The idea of “lifelong learning” comes up quite a bit as we talk about education. At first blush, this sounds very straightforward: we don’t think that learning is limited to the school environment. We want people to continue learning after they graduate from whatever the highest level of “school” is that they complete, and we want them to continue learning for their entire lives.
This is a nice sentiment, but what does it really mean in a K-12 environment? What can we do within the walls of the school to make sure that students continue to learn even when they are no longer in school?
A standard answer is that there are habits of mind associated with learning, and that if we can establish these habits or dispositions in K-12 children, they will become lifelong learners. A key disposition, perhaps the one on which all other learning depends, is curiosity. It’s one thing to learn something because you have a teacher or a parent or a boss leaning over your shoulder telling you that you need to learn something. But to truly be a lifelong learner, you need to want to learn even when you don’t have a teacher or parent or boss pushing you. Curiosity is what makes you want to learn.
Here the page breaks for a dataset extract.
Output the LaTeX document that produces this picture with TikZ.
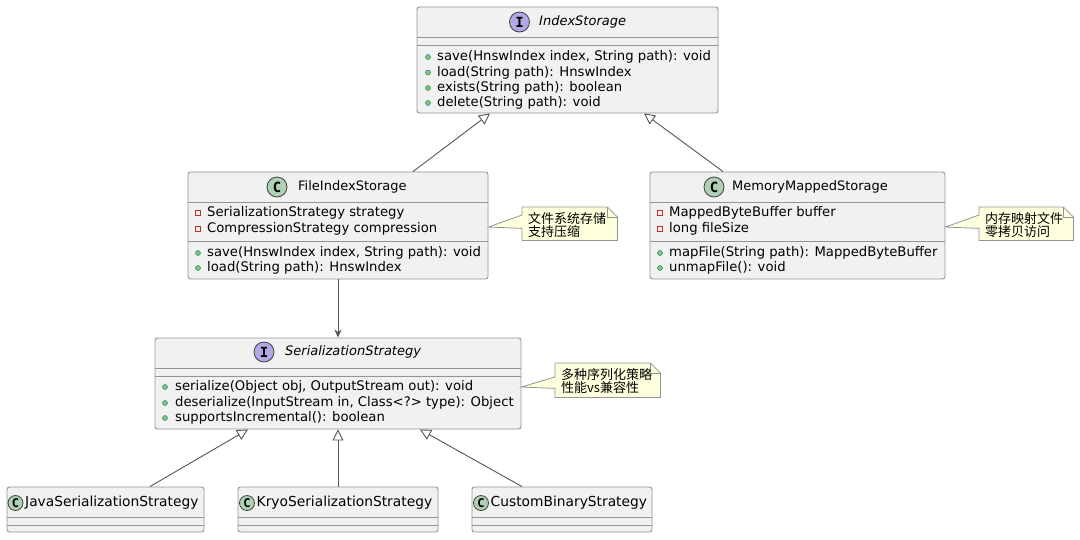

There’s something a little bit funny about this answer, though. Do we really need to establish curiosity in a child? Have you ever met a child who wasn’t curious about the world around them? And if children are already curious by nature – which is to say that they already want to learn – shouldn’t it be easy to “create” lifelong learners? Shouldn’t this just happen naturally, with no intervention on the part of schools or parents? And if so, why doesn’t it happen?
So now the question is changing somewhat. Instead of asking how to get children to be curious about the world, we’re beginning to ask what happens to stifle their natural curiosity. What happens that makes children stop asking questions?
At some point in time, children become self-conscious and start to desire approval from adults. Early in life, this doesn’t matter as much – the priority is on fun, and what others think is irrelevant. There is nothing shameful about running around the house naked and generally making a fool of yourself, because the entire idea of having your worth be judged by someone else hasn’t even occurred to you yet. You aren’t trying to impress anyone else.
But eventually, children become aware that adults have separate minds of their own, and adults judge children based on their own criteria. And when this happens, it is perfectly natural for children to want to “measure up.” They want to be judged as good or smart or clever by the adults (and other children) in their lives. Once this desire takes hold, shame enters into a child’s life – as does a fear of being wrong.
Most of us in the field of education will say that you can learn from your mistakes, and sometimes you can even learn more from mistakes than you can from being right all the time. As a result, you shouldn’t be afraid of making mistakes. As long as you learn from them, who cares if your first guess is wrong?
While this is very easy to say, it is much harder to put into practice. I used to teach high school German, and I would always encourage students to just talk, and not to worry about whether they made mistakes. But if I’m being honest with myself, I know that there were (and still are) times that I will hesitate when speaking with native German speakers because I’m afraid that I might use the wrong word or phrase something awkwardly or conjugate a verb incorrectly. And the pressure is even higher, because I’m a licensed German teacher – I should know better!
We can all think about times when we didn’t say something because we were afraid of being wrong. Maybe it was a situation at work. Maybe it was a trivia question at a game night. Making mistakes on a social media quiz is no big deal – if you don’t like your results, you don’t have to share them! Making mistakes when other people are watching, though, is an entirely different ball of wax.
Since making mistakes publicly is humiliating, students learn defense mechanisms. You can take the stance that school just isn’t cool, so you don’t put any effort into it – never do your homework, come to class unprepared, and act like you just don’t care. How can you be humiliated for not knowing the answer to a question if (a) you didn’t read the assignment so you couldn’t be expected to know the answer, and (b) it was a stupid assignment anyway?
Another common defense mechanism is to become a class clown. Play up your own stupidity. If you’re funny, maybe people will be too busy laughing to judge you all that harshly for not knowing the answer.
Perhaps, then, the habit of mind that we’re looking for, then, is a willingness to be wrong – even when other people are watching. The best time to start instilling this habit is when children start to become self-conscious. I am not suggesting that we want children to think that the opinions of others are irrelevant – knowing how other people are reacting to what you do and say is important to managing social relationships, after all. But perhaps we want children to realize that there is nothing shameful about making mistakes – as long as you try to learn from them. And once children realize this, shame won’t hold them back from becoming the lifelong learners that our own natural curiosity will drive us to become.